On Both Sides: Being Broke and Wanting To Feel Better

 

As I descended on Chicago, my birth place, the place that will ALWAYS be home, I felt a rush of emotions I can’t quite explain. I WILL say I didn’t like looking “down” on the city. I wanted to be smack dab in the middle of it. I felt successful AND like a fake at the same time. I was being flown in for a major opportunity but I wouldn’t be able to hit the block and see my family and friends. Who had I become was amazing and hurting me because I knew….I knew I had to do something…..because I knew.

On the drive over to the resort, the driver made a comment that made me sit straight up in my seat. (She’s from the block too.) She said something to the effect of, “Look at all of these psychologists out here. Guess people are going crazy from having too much money. They have every time of doctor out here where the money is.” She was right. I was trying to think about the LAST time I saw a spa, acupuncturist, chiropractor, physical therapist, reiki practitioner and massage therapist in my neighborhood. My heart started to sink. She WAS right.

 
As I listened to my Jim, my new BFF (that would be Jim Emme, the CEO of Now Foods), he said something that made me almost fall out of my chair. He talked about how the company’s focus was to make quality products that are affordable for everyone. That’s actually how I got introduced to NOW, their products looked the best for the cheapest. I thought, “Wow. Someone cares….like me.” Because, what I know for sure is that A LOT of people don’t.

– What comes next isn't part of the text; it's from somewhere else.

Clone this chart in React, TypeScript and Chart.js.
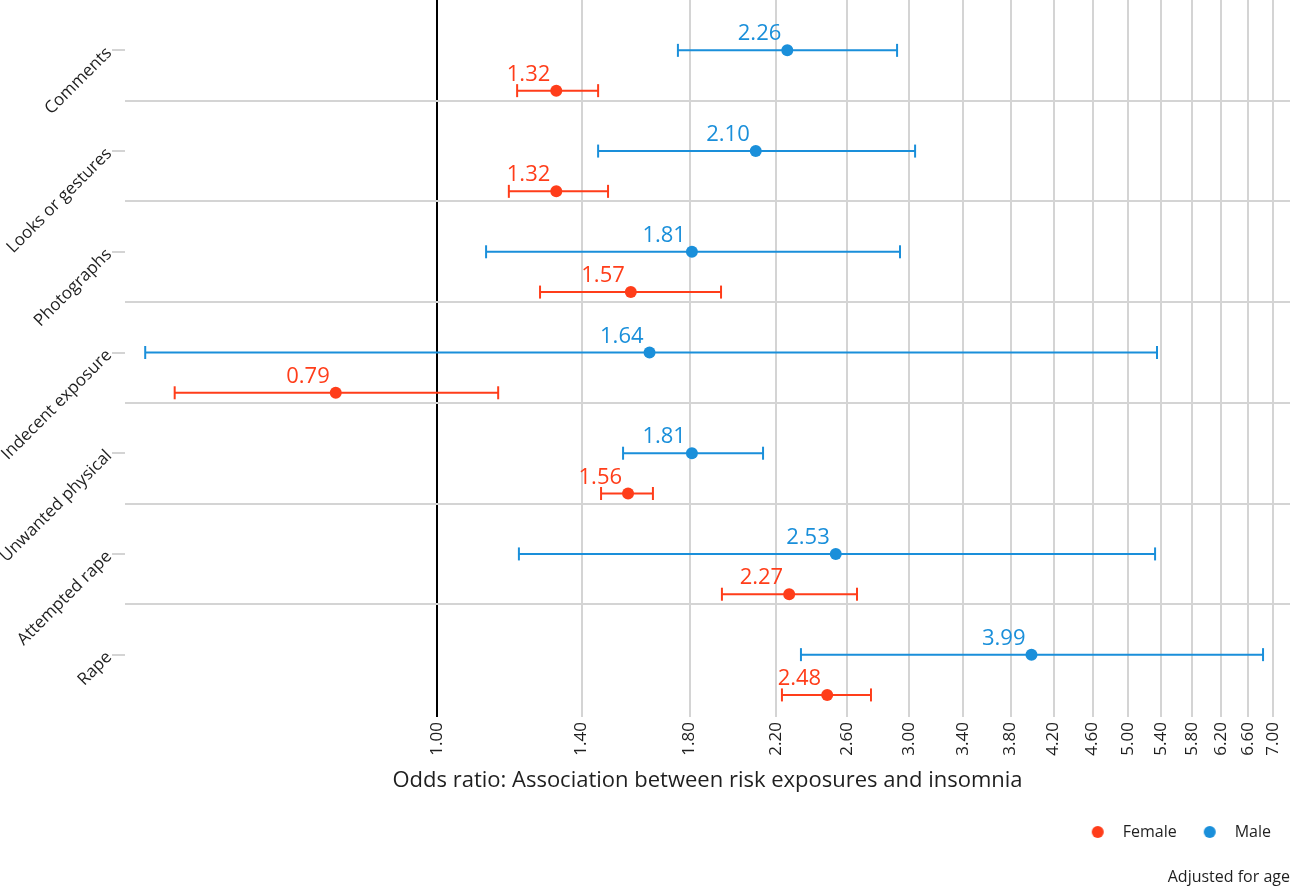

We’ve become a society of “more expensive is better” and “exclusive is the way.” As long as we’re “in,” most of us don’t care who’s OUT. And, as a person who wanted to be healthy SO BAD and STRUGGLED because I didn’t have “access” to the things I knew worked for me because I couldn’t afford it, it’s NEVER far from my thoughts. It’s a mental thing that never goes away for me. Never.


I get supply and demand. I get that an acupuncturist won’t go into Englewood because 1) they are scared to death and 2) they aren’t sure they’ll make money but how do we even educate Englewood residents on chiropractic care so they will begin to understand WHAT it is and utilize it? It’s a double edged sword.

The truth is, deep down inside, we ALL want to feel better. But being broke is a real barrier. Being uneducated is a real barrier. Lack of access is a real barrier. But what I know for sure is it’s good to be on both sides because it means I won’t give up trying to bridge the gap.